On Jun 6, 2011, at 4:41 PM, Matthew Petach wrote:
On Mon, Jun 6, 2011 at 2:36 PM, Owen DeLong <owen@delong.com> wrote:
On Jun 6, 2011, at 2:23 PM, Mark Andrews wrote: ...
IPv4 will never reach those figures. IPv6 isn't preferenced enough for that to happen and IPv6-only sites have methods of reaching IPv4 only sites (DS-Lite, NAT64/DNS64).
I think you'll be surprised over time. Given the tendency of the internet to nearly double in size every 2 years or so, it only takes 7 cycles (about 15 years) for the existing network to become a single-digit percentage of the future network.
Owen
Hm.
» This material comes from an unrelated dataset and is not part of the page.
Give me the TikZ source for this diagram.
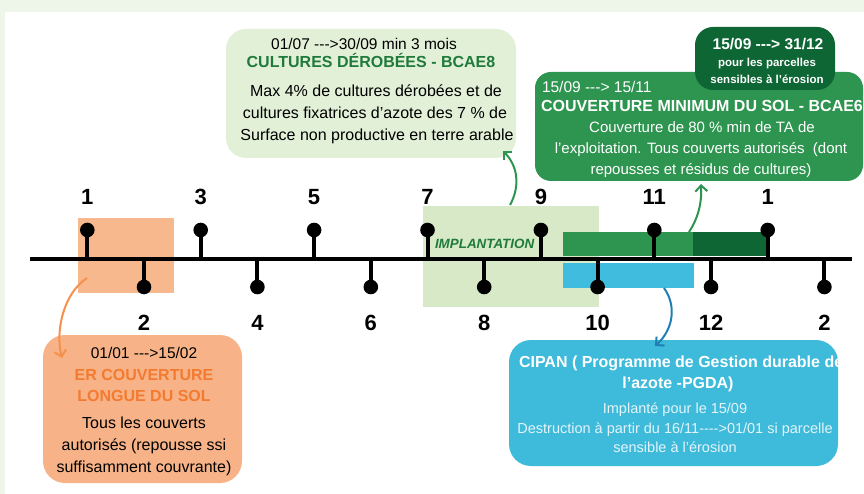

With roughly 1B people on the internet today[0], 7 cycles of doubling would mean that in 15 years, we'd have 128B people on the internet?
Ah, but, today, we don't really have 1B people on the internet, we have about 10,000,000 people on the internet and about 990,000,000 people behind NAT boxes, so, in 7 cycles of doubling we'll be at 1,280,000,000 people on the internet. ;-)
I strongly suspect the historical growth curve will *not* continue at that pace.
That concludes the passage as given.